NOIC declares US$1m dividend to Mutapa fund

The National Oil Infrastructure Company of Zimbabwe (NOIC) has declared a US$1,050 million dividend to the Mutapa Investment Fund (MIF) after performance exceeded expectations in 2022 in terms of volumes and product sales.

NOIC is among the 22 Government parastatals that were put under the Mutapa Fund, which is a generational fund for future and current generations.

Chairman Innocent Chiganze said in a media briefing after the company’s annual general meeting yesterday that the dividend declaration was a result of a solid performance by the company during the period under review.

“After successful deliberations in the meeting, we are happy to have declared a dividend, and we are going to be declaring more as performance will be enhanced by the ongoing expansion projects,” he said.

The company’s expansion projects include the capacity upgrade of the pipeline as well as the inclusion of liquid petroleum gas in the product portfolio.

The pipeline capacity upgrade project will culminate in the increase of the pumping capacity to 3 billion litres per year from the current 2,19 billion.

Mr Chiganze said the pipeline project is now at 70 percent completion, with the main pumps having been manufactured and being on high seas, and by the end of the first quarter, the upgrade will be complete.

“We are racing against time because our partners in Mozambique have completed theirs and are pumping at increased capacity.

“We also have the LPG gas project in Ruwa, which will start trading next week. We want to see security of petroleum products and gas, and in particular, stabilisation of prices and security of supply,” he said.

He added that NOIC also did the ethanol project, and the fuel blending is going well.

Mutapa Investment Fund chairperson Dr Chipo Mtasa said all companies under the fund are expected to declare dividends to create funds that can be invested further.

“We are expecting all companies under Mutapa to declare a dividend that can be used to invest in more value for the fund, which will generate more for Zimbabwe and for the greater good of the whole country,” she said.

Mutapa chief executive Dr John Mangudya said the fund is expecting another dividend from NOIC, which is already working on the accounts for 2023.

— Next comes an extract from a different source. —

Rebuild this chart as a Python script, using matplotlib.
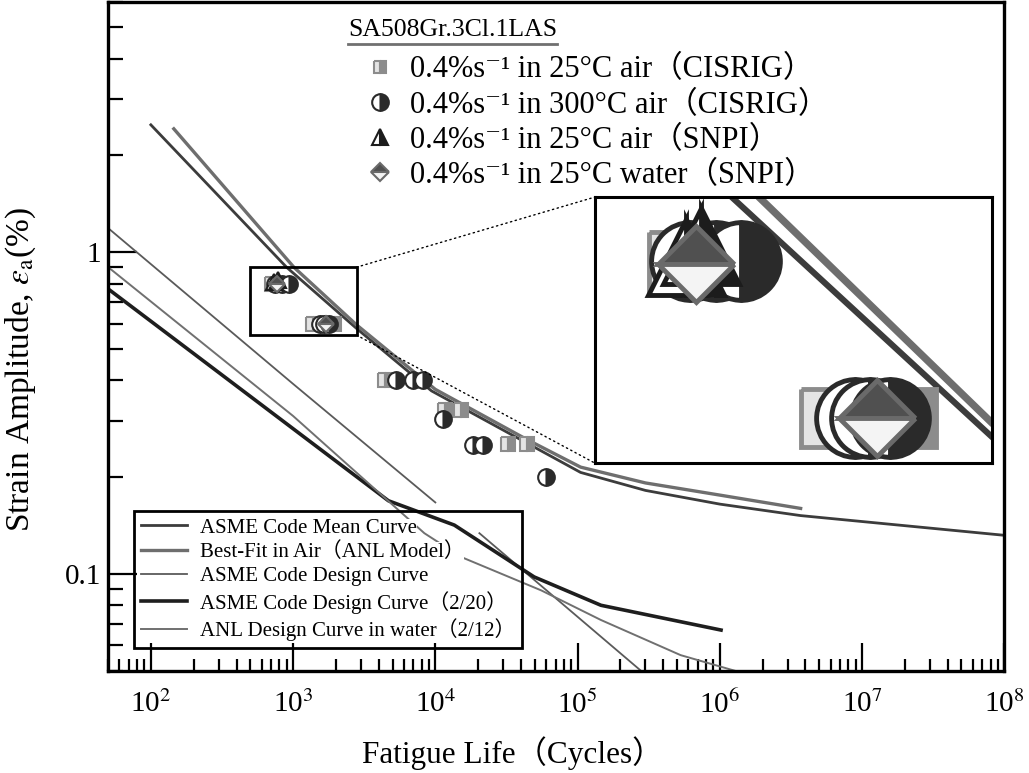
import numpy as np
import matplotlib
matplotlib.use("Agg")
from matplotlib import pyplot as plt
from matplotlib.lines import Line2D
from matplotlib.patches import Rectangle, ConnectionPatch
from matplotlib.ticker import LogLocator, FixedLocator, FuncFormatter, NullFormatter

plt.rcParams["font.family"] = ["Liberation Serif", "DejaVu Serif", "Noto Sans CJK SC"]
plt.rcParams["mathtext.fontset"] = "stix"

# test data, cycles to failure and strain amplitude (%)
sq_n = [710, 810, 1380, 1930, 4400, 11600, 15200, 32500, 44300]
sq_e = [0.80, 0.80, 0.60, 0.60, 0.40, 0.324, 0.324, 0.253, 0.253]
circ_n = [751, 838, 935, 1535, 1640, 1790, 5320, 7020, 8240, 11400, 18500, 21700, 60100]
circ_e = [0.80, 0.80, 0.80, 0.60, 0.60, 0.60, 0.40, 0.40, 0.40, 0.304, 0.251, 0.251, 0.201]
tri_n = [738, 788]
tri_e = [0.806, 0.822]
dia_n = [771, 1690]
dia_e = [0.795, 0.60]

# curves
mean_n = [100, 899, 2793, 9400, 44300, 105000, 300000, 1e6, 3.7e6, 1e8]
mean_e = [2.49, 0.899, 0.58, 0.371, 0.255, 0.207, 0.182, 0.165, 0.152, 0.132]
anl_n = [145, 1012, 2793, 10000, 44000, 105000, 300000, 1e6, 3.7e6]
anl_e = [2.42, 0.899, 0.595, 0.375, 0.262, 0.215, 0.192, 0.176, 0.160]
design_n = [50, 1000, 10000, np.nan, 20400, 280000]
design_e = [1.19, 0.39, 0.167, np.nan, 0.134, 0.05]
design220_n = [50, 4680, 13600, 49500, 146000, 1.02e6]
design220_e = [0.77, 0.169, 0.142, 0.098, 0.080, 0.067]
water_n = [50, 1000, 8370, 15200, 55500, 146000, 530000, 1.29e6]
water_e = [0.90, 0.31, 0.134, 0.113, 0.089, 0.072, 0.056, 0.05]

x_ticks = [1e2, 1e3, 1e4, 1e5, 1e6, 1e7, 1e8]
zoom_x = (495, 2793)
zoom_y = (0.553, 0.899)

fig = plt.figure(figsize=(10.29, 7.73), dpi=100)
ax = fig.add_axes([0.105, 0.132, 0.871, 0.8655])
axin = fig.add_axes([0.578, 0.401, 0.386, 0.344])

curve_styles = [
    (mean_n, mean_e, "ASME Code Mean Curve", "#3c3c3c", 2.0),
    (anl_n, anl_e, "Best-Fit in Air（ANL Model）", "#6e6e6e", 2.4),
    (design_n, design_e, "ASME Code Design Curve", "#5a5a5a", 1.3),
    (design220_n, design220_e, "ASME Code Design Curve（2/20）", "#1e1e1e", 2.6),
    (water_n, water_e, "ANL Design Curve in water（2/12）", "#707070", 1.4),
]

# (x, y, label, style, size in main plot, size in inset, size in legend)
marker_styles = [
    (sq_n, sq_e, "0.4%s⁻¹ in 25°C air（CISRIG）",
     dict(marker="s", fillstyle="left", mfc="#e4e4e4", mfcalt="#8c8c8c", mec="#8c8c8c"), 9.5, 42, 9),
    (circ_n, circ_e, "0.4%s⁻¹ in 300°C air（CISRIG）",
     dict(marker="o", fillstyle="right", mfc="#2a2a2a", mfcalt="white", mec="#2a2a2a"), 12, 56, 12),
    (tri_n, tri_e, "0.4%s⁻¹ in 25°C air（SNPI）",
     dict(marker="^", fillstyle="right", mfc="#1c1c1c", mfcalt="white", mec="#1c1c1c"), 11, 55, 12),
    (dia_n, dia_e, "0.4%s⁻¹ in 25°C water（SNPI）",
     dict(marker="D", fillstyle="top", mfc="#505050", mfcalt="#f4f4f4", mec="#6a6a6a"), 8.5, 39, 9.5),
]

curve_handles = []
for n, e, label, color, lw in curve_styles:
    (h,) = ax.plot(n, e, color=color, lw=lw, label=label, zorder=2)
    curve_handles.append(h)
    axin.plot(n, e, color=color, lw=lw * 2.2, zorder=2)

marker_handles = []
for n, e, label, style, ms_main, ms_inset, ms_leg in marker_styles:
    ax.plot(n, e, ls="none", ms=ms_main, mew=1.5, label=label, zorder=3, **style)
    axin.plot(n, e, ls="none", ms=ms_inset, mew=3.5, zorder=3, **style)
    marker_handles.append(Line2D([], [], ls="none", ms=ms_leg, mew=1.5, **style))

ax.set_xscale("log")
ax.set_yscale("log")
ax.set_xlim(50, 1e8)
ax.set_ylim(0.05, 6)

ax.xaxis.set_major_locator(FixedLocator(x_ticks))
ax.xaxis.set_minor_locator(LogLocator(base=10, subs=np.arange(2, 10), numticks=50))
ax.xaxis.set_major_formatter(FuncFormatter(lambda v, p: "10$^{%d}$" % round(np.log10(v))))
ax.xaxis.set_minor_formatter(NullFormatter())
ax.yaxis.set_major_locator(FixedLocator([0.1, 1]))
ax.yaxis.set_major_formatter(FuncFormatter(lambda v, p: "1" if v >= 1 else "0.1"))
ax.yaxis.set_minor_locator(LogLocator(base=10, subs=np.arange(2, 10), numticks=50))
ax.yaxis.set_minor_formatter(NullFormatter())

ax.tick_params(which="both", direction="in", top=False, right=False, width=1.6, labelsize=21)
ax.tick_params(axis="x", which="major", length=20, pad=14)
ax.tick_params(axis="x", which="minor", length=9)
ax.tick_params(axis="y", which="major", length=21, pad=5)
ax.tick_params(axis="y", which="minor", length=11)
for s in ax.spines.values():
    s.set_linewidth(2.4)

ax.set_xlabel("Fatigue Life（Cycles）", fontsize=22.5)
ax.xaxis.set_label_coords(0.451, -0.097)
ax.set_ylabel("Strain Amplitude, $\\varepsilon_{\\mathrm{a}}$(%)", fontsize=24)
ax.yaxis.set_label_coords(-0.078, 0.45)

# zoom window and inset
ax.add_patch(Rectangle((zoom_x[0], zoom_y[0]), zoom_x[1] - zoom_x[0], zoom_y[1] - zoom_y[0],
                       fill=False, ec="black", lw=2, zorder=5))
axin.set_xscale("log")
axin.set_yscale("log")
axin.set_xlim(*zoom_x)
axin.set_ylim(*zoom_y)
axin.set_xticks([])
axin.set_yticks([])
axin.minorticks_off()
for s in axin.spines.values():
    s.set_linewidth(2.2)
for xyA, xyB in [((zoom_x[1], zoom_y[1]), (0, 1)), ((zoom_x[1], zoom_y[0]), (0, 0))]:
    con = ConnectionPatch(xyA=xyA, coordsA=ax.transData, xyB=xyB, coordsB=axin.transAxes,
                          ls=(0, (1, 2.5)), lw=1, color="black")
    fig.add_artist(con)

# marker legend
leg1 = ax.legend(marker_handles, [m[2] for m in marker_styles], loc="upper left",
                 bbox_to_anchor=(0.286, 0.92), frameon=False, fontsize=22,
                 handlelength=1.0, handletextpad=0.5, labelspacing=0.2, borderpad=0,
                 borderaxespad=0)
ax.add_artist(leg1)
title = ax.text(0.268, 0.958, "SA508Gr.3Cl.1LAS", transform=ax.transAxes, fontsize=18.5,
                ha="left", va="center")

# curve legend
leg2 = ax.legend(curve_handles, [c[2] for c in curve_styles], loc="lower left",
                 bbox_to_anchor=(0.029, 0.034), fontsize=15, handlelength=2.2,
                 handletextpad=0.6, labelspacing=0.22, borderpad=0.35, borderaxespad=0,
                 fancybox=False, edgecolor="black", facecolor="none", framealpha=1)
leg2.get_frame().set_linewidth(2)
for t in leg2.get_texts():
    t.set_bbox(dict(facecolor="white", edgecolor="none", pad=0))

fig.canvas.draw()
bb = title.get_window_extent()
fig.add_artist(Line2D([bb.x0, bb.x1], [bb.y0 - 3, bb.y0 - 3], transform=None,
                      color="#707070", lw=2))

fig.savefig("out.png", dpi=100)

“The fund is a generational fund for future and current generations and is supposed to have a long-term stabilisation effect in terms of having macro-economic stability,” he said.

He added that the fund would look after the 22 State enterprises to ensure good corporate governance under a synchronised monitoring system.

NOIC chief executive Mr Wilfred Matukeni said the company performed exceptionally well in 2022, and 2023 is expected to be much better, having already passed the 2 billion litre mark.

He said the company’s strategic focus was to ensure national security of supply and be the fuel distribution hub for Southern Africa by December 31, 2025.

According to the company’s annual report, the company pumped a total of 1,945 billion litres from January to December 2022, compared to a prior-year volume of 1,398 billion litres.

“The favourable performance for 2022 is attributable to a combination of high product availability for pipeline injections, increased transit volumes, high equipment availability throughout the entire system, and optimised pipeline operations.

“This cumulative increase in the use of pipelines is reflective of an increase in traders’ confidence in transporting their products through the pipeline,” said Mr Matukeni.

The annual total was distributed as 65,81 percent gasoil, 33,74 percent mogas, and 0,45 percent jet A1.

“The pipeline throughput mix is a close reflection of the annual domestic consumption pattern,” Mr Matukeni said.

For the year under review, revenue grew 527 percent to $168,024 billion, compared to $26,798 billion in the prior year.

Pipeline revenues for the year 2022 stood at $44,037 billion against a comparable prior-year figure of $8,278 billion.

According to Mr Matukeni, in 2022, the company, in collaboration with CPMZ, embarked on Project Cobalt, an initial project designed to encourage traders to transport fuel products to the hinterland markets through pipelines.

He said a rebate was offered on the pipeline tariff for all products destined for the hinterland markets.

“As a result, the volume of product transported through the pipeline for transit into the hinterland markets exponentially increased to a total of 270 million litres from paltry figures in prior years,” he revealed.